Exercise requirements: Everything from the line containing "What Plotly code" down to the line containing "0.0170, 0.0177, 0.0168]" is to be returned exactly; include both boundary lines and leave out all others.

+-------+

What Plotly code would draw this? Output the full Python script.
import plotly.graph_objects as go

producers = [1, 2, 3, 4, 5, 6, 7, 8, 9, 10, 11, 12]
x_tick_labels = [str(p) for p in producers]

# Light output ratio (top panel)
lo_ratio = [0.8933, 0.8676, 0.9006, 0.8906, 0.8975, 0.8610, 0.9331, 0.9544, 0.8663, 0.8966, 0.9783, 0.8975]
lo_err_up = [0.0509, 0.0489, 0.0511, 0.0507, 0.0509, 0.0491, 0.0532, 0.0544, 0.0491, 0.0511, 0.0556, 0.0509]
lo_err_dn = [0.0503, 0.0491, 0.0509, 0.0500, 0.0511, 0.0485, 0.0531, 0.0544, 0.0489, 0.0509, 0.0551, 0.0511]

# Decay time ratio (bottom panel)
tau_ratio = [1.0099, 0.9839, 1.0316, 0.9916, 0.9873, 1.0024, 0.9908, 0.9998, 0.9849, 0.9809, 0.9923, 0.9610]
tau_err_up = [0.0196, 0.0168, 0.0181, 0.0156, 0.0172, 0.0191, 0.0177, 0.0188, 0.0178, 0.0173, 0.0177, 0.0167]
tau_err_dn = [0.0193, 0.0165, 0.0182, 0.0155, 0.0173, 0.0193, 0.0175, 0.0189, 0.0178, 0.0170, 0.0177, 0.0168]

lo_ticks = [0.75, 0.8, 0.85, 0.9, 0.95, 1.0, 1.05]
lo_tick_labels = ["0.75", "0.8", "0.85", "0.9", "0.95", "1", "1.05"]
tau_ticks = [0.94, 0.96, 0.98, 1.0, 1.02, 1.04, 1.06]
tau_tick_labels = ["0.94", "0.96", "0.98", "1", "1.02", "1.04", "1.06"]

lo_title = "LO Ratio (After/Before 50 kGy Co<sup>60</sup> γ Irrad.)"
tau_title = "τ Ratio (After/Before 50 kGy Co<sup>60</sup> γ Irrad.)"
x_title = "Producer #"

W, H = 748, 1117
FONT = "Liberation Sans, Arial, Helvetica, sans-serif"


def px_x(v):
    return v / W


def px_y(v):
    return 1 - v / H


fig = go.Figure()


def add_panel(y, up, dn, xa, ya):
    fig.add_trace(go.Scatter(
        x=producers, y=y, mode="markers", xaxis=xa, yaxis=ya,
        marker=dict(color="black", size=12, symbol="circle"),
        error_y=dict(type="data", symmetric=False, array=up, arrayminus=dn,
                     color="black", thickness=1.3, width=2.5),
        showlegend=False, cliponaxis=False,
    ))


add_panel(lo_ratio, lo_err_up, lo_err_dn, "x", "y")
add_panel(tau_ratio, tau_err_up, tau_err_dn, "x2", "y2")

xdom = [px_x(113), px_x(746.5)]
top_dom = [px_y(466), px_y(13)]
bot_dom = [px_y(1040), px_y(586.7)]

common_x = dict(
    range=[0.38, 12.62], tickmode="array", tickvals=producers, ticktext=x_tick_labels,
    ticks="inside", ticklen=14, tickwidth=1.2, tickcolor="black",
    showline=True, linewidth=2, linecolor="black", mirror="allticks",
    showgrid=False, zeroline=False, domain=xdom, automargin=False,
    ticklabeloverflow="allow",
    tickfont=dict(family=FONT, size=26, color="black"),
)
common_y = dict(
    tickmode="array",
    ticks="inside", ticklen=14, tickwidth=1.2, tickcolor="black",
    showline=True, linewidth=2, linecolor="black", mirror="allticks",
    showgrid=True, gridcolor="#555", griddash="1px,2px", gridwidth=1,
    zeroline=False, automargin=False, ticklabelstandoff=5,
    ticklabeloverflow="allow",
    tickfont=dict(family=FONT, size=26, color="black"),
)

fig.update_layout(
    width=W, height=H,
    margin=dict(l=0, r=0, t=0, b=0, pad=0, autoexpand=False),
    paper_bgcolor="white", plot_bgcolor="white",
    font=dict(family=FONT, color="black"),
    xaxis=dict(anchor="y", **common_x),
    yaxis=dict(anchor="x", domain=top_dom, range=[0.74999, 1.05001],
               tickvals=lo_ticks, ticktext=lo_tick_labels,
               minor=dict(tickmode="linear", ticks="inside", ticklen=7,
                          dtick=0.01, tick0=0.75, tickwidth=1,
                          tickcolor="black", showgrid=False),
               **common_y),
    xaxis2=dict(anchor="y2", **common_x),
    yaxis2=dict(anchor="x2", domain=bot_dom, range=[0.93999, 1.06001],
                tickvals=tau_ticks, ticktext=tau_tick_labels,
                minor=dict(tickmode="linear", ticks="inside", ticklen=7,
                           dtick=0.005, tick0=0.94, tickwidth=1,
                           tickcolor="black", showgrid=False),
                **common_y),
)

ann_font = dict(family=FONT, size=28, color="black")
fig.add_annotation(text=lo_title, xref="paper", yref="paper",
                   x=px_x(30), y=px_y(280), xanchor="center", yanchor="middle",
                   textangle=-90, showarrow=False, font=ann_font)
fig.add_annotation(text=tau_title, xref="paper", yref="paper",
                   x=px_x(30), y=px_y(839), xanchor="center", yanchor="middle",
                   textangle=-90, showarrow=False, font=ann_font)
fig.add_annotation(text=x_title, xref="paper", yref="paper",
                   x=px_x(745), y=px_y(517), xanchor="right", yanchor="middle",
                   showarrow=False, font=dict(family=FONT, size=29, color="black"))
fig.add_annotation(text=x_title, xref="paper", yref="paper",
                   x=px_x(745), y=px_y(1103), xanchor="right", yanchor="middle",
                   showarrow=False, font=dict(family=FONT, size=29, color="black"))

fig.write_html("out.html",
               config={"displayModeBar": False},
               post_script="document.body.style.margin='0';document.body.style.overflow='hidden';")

+-------+

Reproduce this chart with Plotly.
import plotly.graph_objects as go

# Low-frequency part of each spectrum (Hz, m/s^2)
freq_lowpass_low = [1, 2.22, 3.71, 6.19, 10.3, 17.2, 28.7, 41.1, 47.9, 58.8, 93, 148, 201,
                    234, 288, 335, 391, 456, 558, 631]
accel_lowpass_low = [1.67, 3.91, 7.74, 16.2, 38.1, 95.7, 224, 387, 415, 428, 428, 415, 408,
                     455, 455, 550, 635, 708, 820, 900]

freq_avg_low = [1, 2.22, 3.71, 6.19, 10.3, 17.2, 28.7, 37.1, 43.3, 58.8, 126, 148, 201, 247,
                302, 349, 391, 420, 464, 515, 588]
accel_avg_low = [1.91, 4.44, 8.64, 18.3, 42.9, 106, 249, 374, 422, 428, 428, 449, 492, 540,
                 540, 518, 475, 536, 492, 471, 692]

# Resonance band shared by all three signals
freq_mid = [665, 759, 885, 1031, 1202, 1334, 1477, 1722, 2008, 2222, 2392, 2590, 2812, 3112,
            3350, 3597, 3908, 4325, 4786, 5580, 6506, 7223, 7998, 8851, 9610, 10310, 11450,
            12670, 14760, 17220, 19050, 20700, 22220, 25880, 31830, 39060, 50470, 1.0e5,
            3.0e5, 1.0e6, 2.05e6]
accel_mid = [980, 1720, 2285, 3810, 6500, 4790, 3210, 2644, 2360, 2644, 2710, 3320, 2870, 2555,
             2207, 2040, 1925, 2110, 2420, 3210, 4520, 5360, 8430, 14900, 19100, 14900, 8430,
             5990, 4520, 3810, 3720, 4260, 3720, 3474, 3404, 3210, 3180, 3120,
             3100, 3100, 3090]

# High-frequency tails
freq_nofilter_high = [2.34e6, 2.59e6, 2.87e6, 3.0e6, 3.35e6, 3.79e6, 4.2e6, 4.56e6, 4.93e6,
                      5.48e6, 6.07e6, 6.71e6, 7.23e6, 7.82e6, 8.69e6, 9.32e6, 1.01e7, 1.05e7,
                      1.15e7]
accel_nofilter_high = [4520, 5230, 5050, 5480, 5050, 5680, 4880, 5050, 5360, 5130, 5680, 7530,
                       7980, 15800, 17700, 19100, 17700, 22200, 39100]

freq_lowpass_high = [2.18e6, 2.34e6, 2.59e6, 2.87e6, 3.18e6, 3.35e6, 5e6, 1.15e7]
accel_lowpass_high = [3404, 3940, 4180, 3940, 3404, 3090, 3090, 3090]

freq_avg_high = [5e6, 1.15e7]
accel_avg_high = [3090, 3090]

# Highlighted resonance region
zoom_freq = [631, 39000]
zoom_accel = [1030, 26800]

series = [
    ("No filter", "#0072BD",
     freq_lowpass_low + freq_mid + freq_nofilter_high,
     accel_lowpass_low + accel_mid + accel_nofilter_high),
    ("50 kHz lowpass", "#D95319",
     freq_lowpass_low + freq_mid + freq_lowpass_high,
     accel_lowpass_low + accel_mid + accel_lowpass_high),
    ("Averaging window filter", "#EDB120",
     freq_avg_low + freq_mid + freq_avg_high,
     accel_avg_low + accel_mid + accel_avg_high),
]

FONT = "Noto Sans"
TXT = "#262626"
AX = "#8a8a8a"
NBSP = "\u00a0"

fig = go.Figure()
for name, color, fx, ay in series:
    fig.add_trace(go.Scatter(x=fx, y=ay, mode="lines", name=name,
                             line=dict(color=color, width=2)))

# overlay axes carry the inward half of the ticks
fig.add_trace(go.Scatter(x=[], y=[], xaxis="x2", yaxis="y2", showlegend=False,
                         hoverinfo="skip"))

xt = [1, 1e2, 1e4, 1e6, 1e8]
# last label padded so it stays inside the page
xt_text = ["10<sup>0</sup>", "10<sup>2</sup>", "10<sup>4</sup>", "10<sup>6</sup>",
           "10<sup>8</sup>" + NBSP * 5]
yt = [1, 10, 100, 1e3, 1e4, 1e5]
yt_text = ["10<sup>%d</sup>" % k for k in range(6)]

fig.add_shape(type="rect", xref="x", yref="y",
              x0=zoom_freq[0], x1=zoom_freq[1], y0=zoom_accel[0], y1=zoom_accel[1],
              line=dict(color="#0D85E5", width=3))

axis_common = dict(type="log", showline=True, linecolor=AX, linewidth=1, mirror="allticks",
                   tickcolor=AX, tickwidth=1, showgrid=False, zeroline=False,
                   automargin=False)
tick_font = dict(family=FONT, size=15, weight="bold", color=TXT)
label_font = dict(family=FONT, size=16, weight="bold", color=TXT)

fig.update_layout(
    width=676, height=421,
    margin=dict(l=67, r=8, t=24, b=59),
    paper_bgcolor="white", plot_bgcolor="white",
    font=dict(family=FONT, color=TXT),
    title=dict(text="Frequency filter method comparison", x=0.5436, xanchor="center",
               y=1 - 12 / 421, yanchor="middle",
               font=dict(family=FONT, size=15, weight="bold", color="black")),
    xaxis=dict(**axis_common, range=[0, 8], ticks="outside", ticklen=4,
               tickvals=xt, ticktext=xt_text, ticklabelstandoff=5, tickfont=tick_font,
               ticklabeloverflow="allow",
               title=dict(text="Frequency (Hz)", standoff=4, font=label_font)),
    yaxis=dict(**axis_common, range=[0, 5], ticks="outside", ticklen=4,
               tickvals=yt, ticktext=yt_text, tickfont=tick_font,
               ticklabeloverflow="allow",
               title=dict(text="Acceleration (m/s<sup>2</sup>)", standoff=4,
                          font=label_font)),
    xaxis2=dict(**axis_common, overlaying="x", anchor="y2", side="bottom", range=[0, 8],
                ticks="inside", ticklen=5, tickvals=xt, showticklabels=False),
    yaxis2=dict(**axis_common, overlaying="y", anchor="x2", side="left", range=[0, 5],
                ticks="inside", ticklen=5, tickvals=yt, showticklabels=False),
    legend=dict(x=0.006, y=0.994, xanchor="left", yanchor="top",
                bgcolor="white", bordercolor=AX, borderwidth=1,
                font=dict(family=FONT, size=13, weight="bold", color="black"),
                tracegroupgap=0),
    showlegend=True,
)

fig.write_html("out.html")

+-------+

Expected answer:
What Plotly code would draw this? Output the full Python script.
import plotly.graph_objects as go

producers = [1, 2, 3, 4, 5, 6, 7, 8, 9, 10, 11, 12]
x_tick_labels = [str(p) for p in producers]

# Light output ratio (top panel)
lo_ratio = [0.8933, 0.8676, 0.9006, 0.8906, 0.8975, 0.8610, 0.9331, 0.9544, 0.8663, 0.8966, 0.9783, 0.8975]
lo_err_up = [0.0509, 0.0489, 0.0511, 0.0507, 0.0509, 0.0491, 0.0532, 0.0544, 0.0491, 0.0511, 0.0556, 0.0509]
lo_err_dn = [0.0503, 0.0491, 0.0509, 0.0500, 0.0511, 0.0485, 0.0531, 0.0544, 0.0489, 0.0509, 0.0551, 0.0511]

# Decay time ratio (bottom panel)
tau_ratio = [1.0099, 0.9839, 1.0316, 0.9916, 0.9873, 1.0024, 0.9908, 0.9998, 0.9849, 0.9809, 0.9923, 0.9610]
tau_err_up = [0.0196, 0.0168, 0.0181, 0.0156, 0.0172, 0.0191, 0.0177, 0.0188, 0.0178, 0.0173, 0.0177, 0.0167]
tau_err_dn = [0.0193, 0.0165, 0.0182, 0.0155, 0.0173, 0.0193, 0.0175, 0.0189, 0.0178, 0.0170, 0.0177, 0.0168]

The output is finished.